The International Mother Language Day is celebrated on 21 February and it was established in 1999 by the United Nations Educational, Scientific and Cultural Organisation (UNESCO). Languages are the most powerful instruments of preserving and developing our tangible and intangible heritage. Unfortunately, 40 percent of the people in the world do not have access to education in a language that they understand.

Through globalisation, many languages are under threat of disappearing altogether but they are a crucial aspect of preserving cultures around the world. At least 43 percent of the estimated 6000 languages spoken in the world are endangered. Only a few hundred languages have genuinely been given a place in education systems and the public domain, and less than a hundred are used in the digital world.
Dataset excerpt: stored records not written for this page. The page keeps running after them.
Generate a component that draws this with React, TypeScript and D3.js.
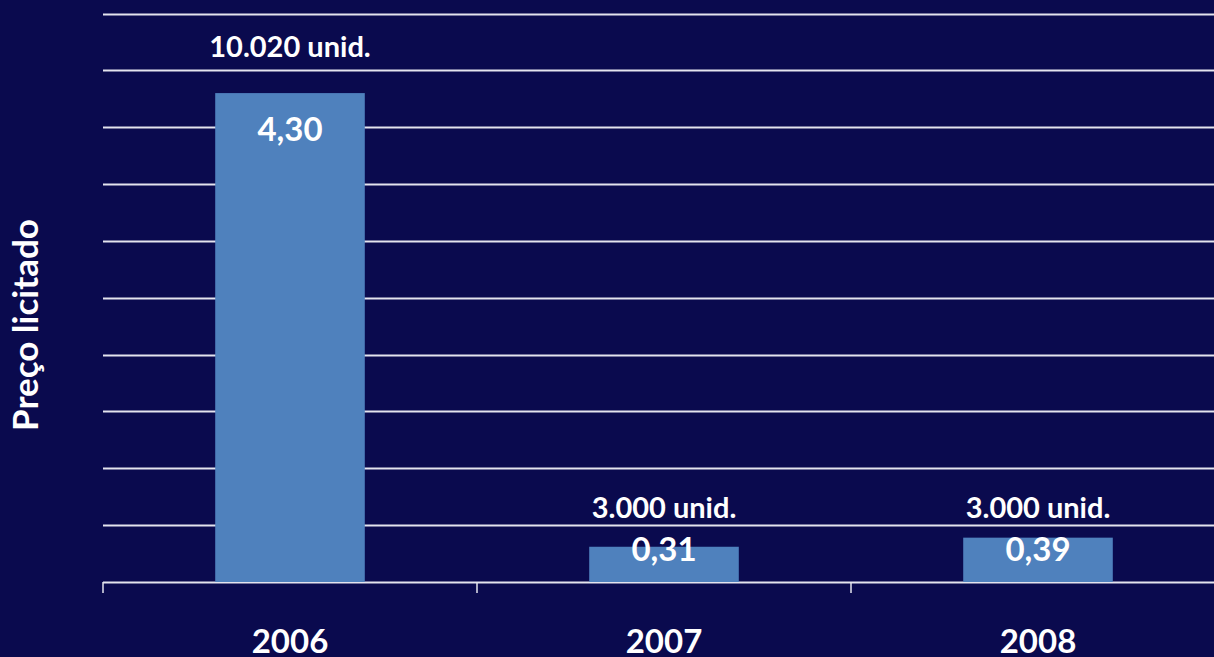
import { useRef, useEffect } from "react";
import * as d3 from "d3";

const years = ["2006", "2007", "2008"];
const prices = [4.3, 0.31, 0.39];
const priceLabels = ["4,30", "0,31", "0,39"];
const unitLabels = ["10.020 unid.", "3.000 unid.", "3.000 unid."];
const gridTicks = d3.range(0, 5.01, 0.5);

const W = 1214;
const H = 657;
const FONT = "Lato, 'Open Sans', sans-serif";

export default function App() {
  const svgRef = useRef<SVGSVGElement>(null);

  useEffect(() => {
    if (!svgRef.current) return;
    const svg = d3.select(svgRef.current);
    svg.selectAll("*").remove();

    const left = 103;
    const axisY = 582;
    const band = 374;

    svg.append("rect").attr("width", W).attr("height", H).attr("fill", "#0a0a4e");

    const x = d3
      .scaleBand()
      .domain(years)
      .range([left, left + band * years.length])
      .paddingInner(0.6)
      .paddingOuter(0.3);

    const y = d3.scaleLinear().domain([0, 5]).range([axisY, 13.5]);

    // gridlines
    svg
      .append("g")
      .selectAll("line")
      .data(gridTicks)
      .join("line")
      .attr("x1", left)
      .attr("x2", W)
      .attr("y1", (d) => Math.round(y(d)) + 0.5)
      .attr("y2", (d) => Math.round(y(d)) + 0.5)
      .attr("stroke", "#e4e4ee")
      .attr("stroke-width", 2);

    // category tick marks
    svg
      .append("g")
      .selectAll("line")
      .data(d3.range(years.length + 1))
      .join("line")
      .attr("x1", (i) => left + i * band)
      .attr("x2", (i) => left + i * band)
      .attr("y1", axisY)
      .attr("y2", axisY + 11)
      .attr("stroke", "#e4e4ee")
      .attr("stroke-width", 1.5);

    const g = svg.append("g");
    years.forEach((yr, i) => {
      const bx = x(yr)!;
      const bw = x.bandwidth();
      const top = y(prices[i]);
      g.append("rect")
        .attr("x", bx)
        .attr("y", top)
        .attr("width", bw)
        .attr("height", axisY - top)
        .attr("fill", "#4f81bd");

      const pushed = top + 48 > axisY - 21;
      const valueY = pushed ? axisY - 21 : top + 48;
      const unitY = pushed ? valueY - 43 : top - 36;
      const cx = bx + bw / 2;

      g.append("text")
        .attr("x", cx)
        .attr("y", valueY)
        .attr("text-anchor", "middle")
        .attr("fill", "#ffffff")
        .attr("font-family", FONT)
        .attr("font-weight", "bold")
        .attr("font-size", 33)
        .text(priceLabels[i]);

      g.append("text")
        .attr("x", cx)
        .attr("y", unitY)
        .attr("text-anchor", "middle")
        .attr("fill", "#ffffff")
        .attr("font-family", FONT)
        .attr("font-weight", "bold")
        .attr("font-size", 29)
        .text(unitLabels[i]);

      g.append("text")
        .attr("x", cx)
        .attr("y", 653)
        .attr("text-anchor", "middle")
        .attr("fill", "#ffffff")
        .attr("font-family", FONT)
        .attr("font-weight", "bold")
        .attr("font-size", 33)
        .text(yr);
    });

    svg
      .append("text")
      .attr("transform", `translate(38,${325}) rotate(-90)`)
      .attr("text-anchor", "middle")
      .attr("fill", "#ffffff")
      .attr("font-family", FONT)
      .attr("font-weight", "bold")
      .attr("font-size", 35)
      .text("Preço licitado");
  }, []);

  return (
    <svg
      ref={svgRef}
      width={W}
      height={H}
      style={{ position: "fixed", top: 0, left: 0, display: "block" }}
    />
  );
}
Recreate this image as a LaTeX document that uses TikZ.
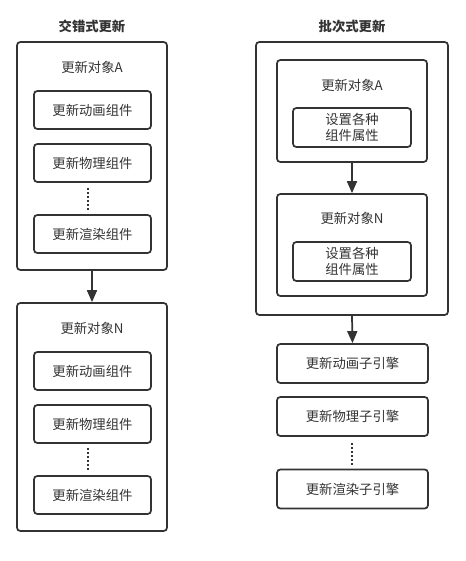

Languages, with their complex implications for identity, communication, social integration, education, and development, are of strategic importance for people and planet. Yet, due to globalisation processes, they are increasingly under threat, or disappearing altogether.
Hence, this year’s theme is ‘Using technology for multilingual learning: Challenges and opportunities’ and it will discuss the potential role of technology to advance multilingual education and support the development of quality teaching and learning al.

In respect of this day, we at World Assembly of Youth (WAY) aim to bring perception to this issue and appeal to the society to embrace this day globally. We strongly encourage young people to rejoice this day and the value of all mother tongues for linguistic and cultural diversity. Technology is pivotal platform for young people to recognise that language diversity helps to enrich us all, that this diversity of languages is a treasure, and not a barrier. Technology could provide new tools for protecting linguistic diversity, this effort will also contribute to the United Nations International Decade of Indigenous Languages (2022-2032), which places multilingualism at the heart of indigenous peoples’ development.

We call upon our members and young people to promote linguistic and cultural diversity, and multilingualism. In the context of education itself, the significance of mother tongue language is obvious acknowledging the fact that it is more approachable to teach young people in their own language. Moreover, education in multilingualism could lead to preservation of cultures, and promotion of tolerance and peace among all.